Аллегория «райского сада», «вертограда цветущего» обусловливает тотальность орнаментализации — декорируется без исключения всё, что имеет отношение к царской власти и быту — утварь, посуда, одежда, атрибуты власти, наружные и внутренние стены палат. Для декоративных целей в новом орнаменте, используемом при царском дворе, а также в храмовой и монастырской архитектуре (что инспирировалось патриархом Никоном) привлекаются традиционные для средневековья типы изображений — как из области русского народного творчества, так и заимствованные у мастеров западноевропейских.

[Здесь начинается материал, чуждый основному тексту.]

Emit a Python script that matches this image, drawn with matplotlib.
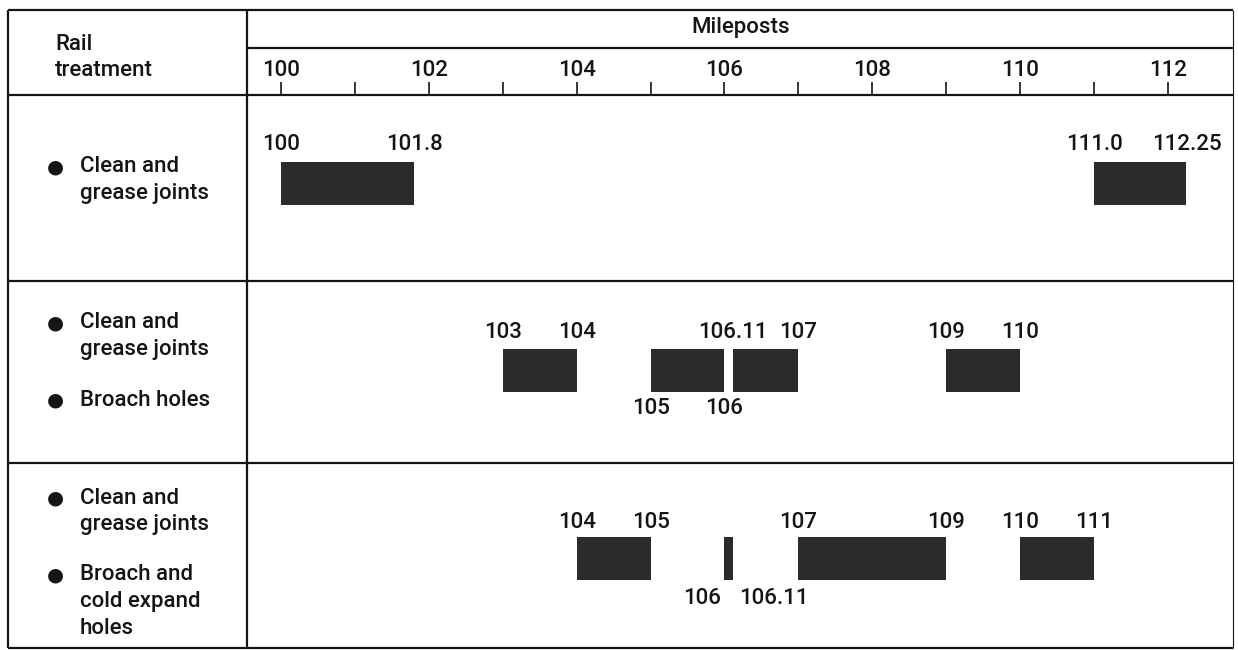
import matplotlib
matplotlib.use("Agg")
import matplotlib.pyplot as plt
from matplotlib.lines import Line2D

W, H = 1238, 650
FONT = "Roboto"
WEIGHT = "medium"
INK = "#151515"
BAR = "#2b2b2b"

# Milepost scale
mileposts = list(range(100, 113))
labelled_posts = list(range(100, 113, 2))

# Rail treatments per row (left column)
row_treatments = [
    ["Clean and\ngrease joints"],
    ["Clean and\ngrease joints", "Broach holes"],
    ["Clean and\ngrease joints", "Broach and\ncold expand\nholes"],
]

# Treated stretches per row: (start milepost, end milepost) as printed
row1_segments = [("100", "101.8"), ("111.0", "112.25")]
row2_segments = [("103", "104"), ("105", "106"), ("106.11", "107"), ("109", "110")]
row3_segments = [("104", "105"), ("106", "106.11"), ("107", "109"), ("110", "111")]

# Where the milepost labels of each stretch sit relative to the bar
row1_label_side = ["above", "above"]
row2_label_side = ["above", "below", "above", "above"]
row3_label_side = ["above", "below", "above", "above"]

segments = [row1_segments, row2_segments, row3_segments]
label_sides = [row1_label_side, row2_label_side, row3_label_side]

# ---- layout (pixels) ----
LEFT, RIGHT, TOP, BOTTOM = 8, 1233, 10, 648
COL_X = 247
HEADER_Y = 48
AXIS_Y = 95
ROW_LINES = [281, 463]
X100, X112 = 281, 1168
ppm = (X112 - X100) / 12.0

bar_centers = [183, 370, 558]
bar_height = 43
above_y = [145, 332, 522]
below_y = [None, 409, 599]
text_rows = [[167], [323, 400], [498, 575]]
LINE_STEP = 26.5

fig = plt.figure(figsize=(W / 100, H / 100), dpi=100)
fig.patch.set_facecolor("white")
ax = fig.add_axes([0, 0, 1, 1])
ax.set_xlim(100 - X100 / ppm, 100 + (W - X100) / ppm)
ax.set_ylim(H, 0)
ax.axis("off")


def fx(x):
    return x / W


def fy(y):
    return 1 - y / H


def hline(y, x0, x1, lw=1.6):
    fig.add_artist(Line2D([fx(x0), fx(x1)], [fy(y), fy(y)], color=INK, lw=lw,
                          transform=fig.transFigure, solid_capstyle="butt"))


def vline(x, y0, y1, lw=1.6):
    fig.add_artist(Line2D([fx(x), fx(x)], [fy(y0), fy(y1)], color=INK, lw=lw,
                          transform=fig.transFigure, solid_capstyle="butt"))


# Table frame
hline(TOP, LEFT, RIGHT)
hline(BOTTOM, LEFT, RIGHT)
vline(LEFT, TOP, BOTTOM)
vline(RIGHT, TOP, BOTTOM, lw=0.8)
vline(COL_X, TOP, BOTTOM)
hline(HEADER_Y, COL_X, RIGHT)
hline(AXIS_Y, LEFT, RIGHT)
for y in ROW_LINES:
    hline(y, LEFT, RIGHT)

# Header texts
txt = dict(family=FONT, weight=WEIGHT, fontsize=16, color=INK)
fig.text(fx(55), fy(45), "Rail", va="center", ha="left", **txt)
fig.text(fx(55), fy(70), "treatment", va="center", ha="left", **txt)
fig.text(fx(741), fy(28), "Mileposts", va="center", ha="center", **txt)

# Milepost ticks and labels
ax.vlines(mileposts, 82, AXIS_Y, color=INK, lw=1.2)
for m in labelled_posts:
    ax.text(m, 70, str(m), ha="center", va="center", **txt)

# Left column: bulleted treatments, one centred line at a time
for items, ys in zip(row_treatments, text_rows):
    for item, y in zip(items, ys):
        fig.text(fx(55), fy(y), "\u25cf", ha="center", va="center",
                 family="DejaVu Sans", fontsize=14, color=INK)
        for k, line in enumerate(item.split("\n")):
            fig.text(fx(80), fy(y + k * LINE_STEP), line, ha="left",
                     va="center", **txt)

# Treated stretches
for r, (segs, sides) in enumerate(zip(segments, label_sides)):
    starts = [float(s) for s, _ in segs]
    ends = [float(e) for _, e in segs]
    widths = [e - s for s, e in zip(starts, ends)]
    ax.barh([bar_centers[r]] * len(segs), widths, left=starts,
            height=bar_height, color=BAR, edgecolor="none")
    for (s_lab, e_lab), s, e, side in zip(segs, starts, ends, sides):
        y = above_y[r] if side == "above" else below_y[r]
        if e - s < 0.5:
            ax.annotate(s_lab, (s, y), xytext=(-3, 0), textcoords="offset pixels",
                        ha="right", va="center", **txt)
            ax.annotate(e_lab, (e, y), xytext=(6, 0), textcoords="offset pixels",
                        ha="left", va="center", **txt)
        else:
            ax.text(s, y, s_lab, ha="center", va="center", **txt)
            ax.text(e, y, e_lab, ha="center", va="center", **txt)

fig.savefig("out.png", dpi=100, facecolor="white")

Характерным показателем в функциональности орнамента становится то, что, в равной степени и с использованием сходных композиционных элементов, он находит своё применение и в области светской и в области церковной с единственной целью — украшения. Поэтому он ещё более десемантизируется; его внешние гротескные признаки приобретают чисто украшательскую функцию, связанную с аллегорическим обозначением «райского сада» на земле, он вырождается в символику и эмблематизм. Данный факт подтверждается также постепенной утратой орнаментальным изображением собственно гротескной переходности — образ либо трансформируется в чётко выраженную, законченную фигуру (цветка, птицы и т.д.) без какой-либо причудливости и необычности, или полностью растворяется в неопределённости линий рисунка, лишённого намёка на конкретный образ. Причудливость и замысловатость смещается с отдельного структурного элемента, предмета, на общую композицию орнаментального ряда в целом. Десемантизируясь, барочный орнамент отодвигается на второй план, сам по себе он ничего не «говорит», поскольку получает в аллегории своё статическое завершение, он лишь «фиксирует» заранее заданное значение, [201] что окончательно закрепляет его разрыв с подлинным гротеском. Причудливость или необычность, присутствующие в орнаменте, используемом только в функции декора, могут лишь формально быть отнесены к гротескным, это в чистом виде «десемантизированный» гротеск.

Примечания
  • [1] Лихачев Д.С. Человек в литературе Древней Руси // Изб. работы в 3 т. Л., 1987. Т. 3. С. 92.
  • [2] Бычков В.В. Русская средневековая эстетика XI-XVII века. М., 1992. С. 508.